_GOAL_: Report every line from the material that contains the word "chart".
* * * *
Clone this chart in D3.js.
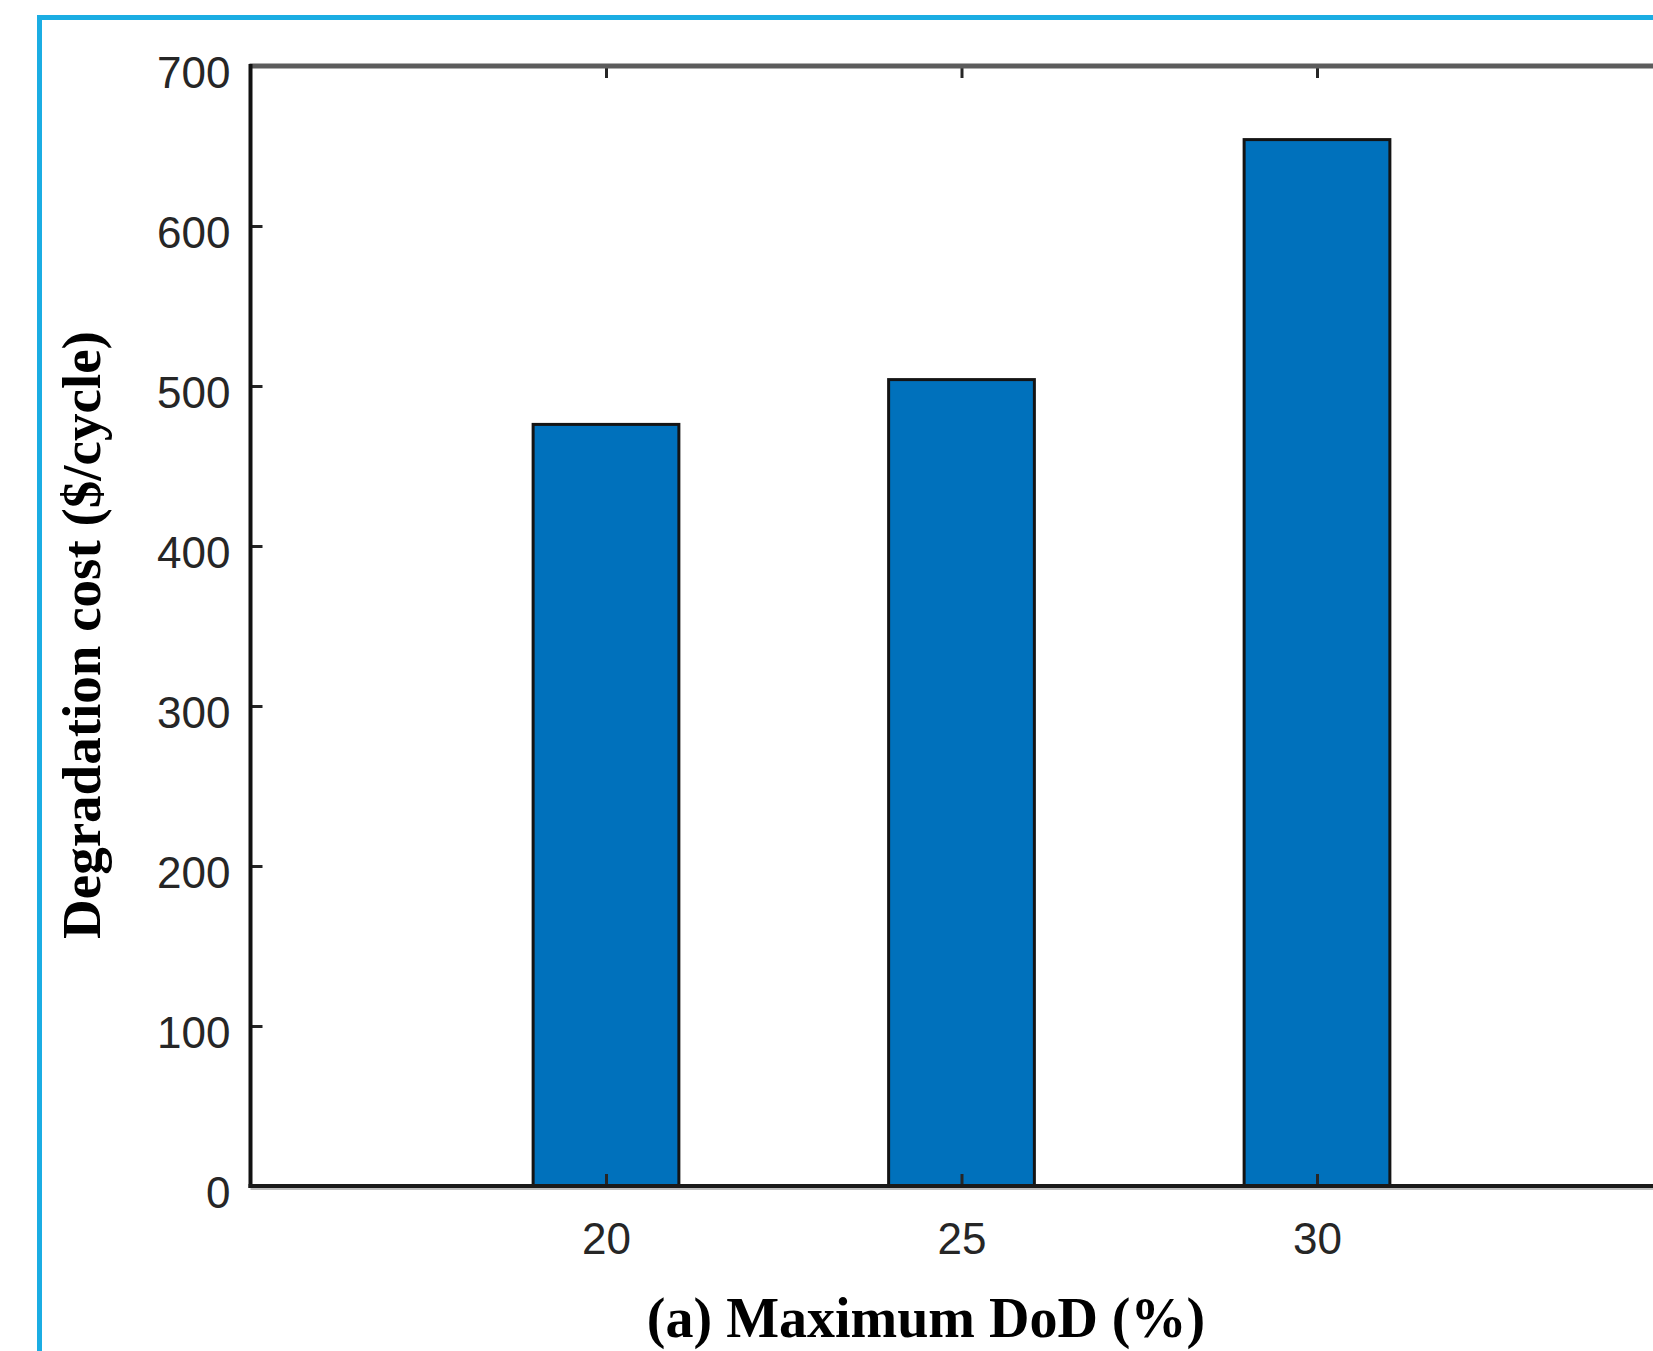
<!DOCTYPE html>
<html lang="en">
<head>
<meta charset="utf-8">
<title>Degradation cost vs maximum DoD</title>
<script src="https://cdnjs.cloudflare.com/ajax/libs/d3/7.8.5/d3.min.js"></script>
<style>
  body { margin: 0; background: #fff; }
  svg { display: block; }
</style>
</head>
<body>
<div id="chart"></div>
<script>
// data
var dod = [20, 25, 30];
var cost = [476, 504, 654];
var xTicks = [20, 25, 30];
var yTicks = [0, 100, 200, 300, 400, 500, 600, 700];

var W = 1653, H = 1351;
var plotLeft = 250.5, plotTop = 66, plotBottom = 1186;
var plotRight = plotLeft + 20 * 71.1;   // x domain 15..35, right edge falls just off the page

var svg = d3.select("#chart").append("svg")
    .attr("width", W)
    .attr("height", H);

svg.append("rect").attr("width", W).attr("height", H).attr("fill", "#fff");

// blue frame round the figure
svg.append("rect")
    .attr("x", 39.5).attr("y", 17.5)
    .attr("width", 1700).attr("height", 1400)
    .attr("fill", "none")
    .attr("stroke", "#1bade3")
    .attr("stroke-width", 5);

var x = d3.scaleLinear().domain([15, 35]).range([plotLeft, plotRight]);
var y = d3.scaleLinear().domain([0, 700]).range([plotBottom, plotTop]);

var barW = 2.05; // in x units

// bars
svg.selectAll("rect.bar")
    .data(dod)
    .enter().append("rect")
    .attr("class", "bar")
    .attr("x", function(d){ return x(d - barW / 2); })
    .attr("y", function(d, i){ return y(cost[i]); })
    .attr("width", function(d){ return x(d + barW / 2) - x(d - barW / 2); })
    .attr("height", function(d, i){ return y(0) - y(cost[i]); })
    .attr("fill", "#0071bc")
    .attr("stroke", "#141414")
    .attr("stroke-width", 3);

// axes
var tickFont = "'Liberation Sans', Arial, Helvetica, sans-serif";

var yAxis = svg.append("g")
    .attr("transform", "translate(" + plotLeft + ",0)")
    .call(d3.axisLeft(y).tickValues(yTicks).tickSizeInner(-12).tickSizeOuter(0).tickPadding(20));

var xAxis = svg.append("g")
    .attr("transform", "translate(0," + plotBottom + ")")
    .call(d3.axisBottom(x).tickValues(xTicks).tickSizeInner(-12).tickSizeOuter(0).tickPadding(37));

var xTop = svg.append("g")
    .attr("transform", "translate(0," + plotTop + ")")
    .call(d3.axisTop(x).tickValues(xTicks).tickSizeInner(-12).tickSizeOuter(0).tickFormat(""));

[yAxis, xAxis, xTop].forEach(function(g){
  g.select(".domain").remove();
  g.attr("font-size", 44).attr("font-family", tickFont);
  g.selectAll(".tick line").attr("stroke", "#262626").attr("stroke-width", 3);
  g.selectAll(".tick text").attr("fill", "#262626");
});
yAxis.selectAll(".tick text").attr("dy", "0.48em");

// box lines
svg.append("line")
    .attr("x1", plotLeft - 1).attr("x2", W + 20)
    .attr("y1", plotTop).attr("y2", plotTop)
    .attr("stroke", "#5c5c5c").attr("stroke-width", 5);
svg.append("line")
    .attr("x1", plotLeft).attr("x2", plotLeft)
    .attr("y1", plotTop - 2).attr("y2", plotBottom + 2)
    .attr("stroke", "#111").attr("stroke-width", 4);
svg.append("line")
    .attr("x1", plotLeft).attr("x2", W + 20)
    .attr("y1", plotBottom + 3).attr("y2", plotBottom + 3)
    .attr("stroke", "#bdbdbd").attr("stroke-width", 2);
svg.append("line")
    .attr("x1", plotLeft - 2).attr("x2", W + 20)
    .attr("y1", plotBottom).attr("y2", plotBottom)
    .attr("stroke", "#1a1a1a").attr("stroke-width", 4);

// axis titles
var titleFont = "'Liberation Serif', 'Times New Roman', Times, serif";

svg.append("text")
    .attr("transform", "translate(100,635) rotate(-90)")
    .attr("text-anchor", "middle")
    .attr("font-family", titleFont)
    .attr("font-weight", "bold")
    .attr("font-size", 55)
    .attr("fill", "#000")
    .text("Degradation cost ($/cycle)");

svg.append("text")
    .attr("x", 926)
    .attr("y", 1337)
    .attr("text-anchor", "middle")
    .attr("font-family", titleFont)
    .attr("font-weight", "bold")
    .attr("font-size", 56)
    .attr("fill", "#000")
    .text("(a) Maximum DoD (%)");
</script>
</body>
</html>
* * * *
_RIGHT ANSWER_:
Clone this chart in D3.js.
<div id="chart"></div>
var svg = d3.select("#chart").append("svg")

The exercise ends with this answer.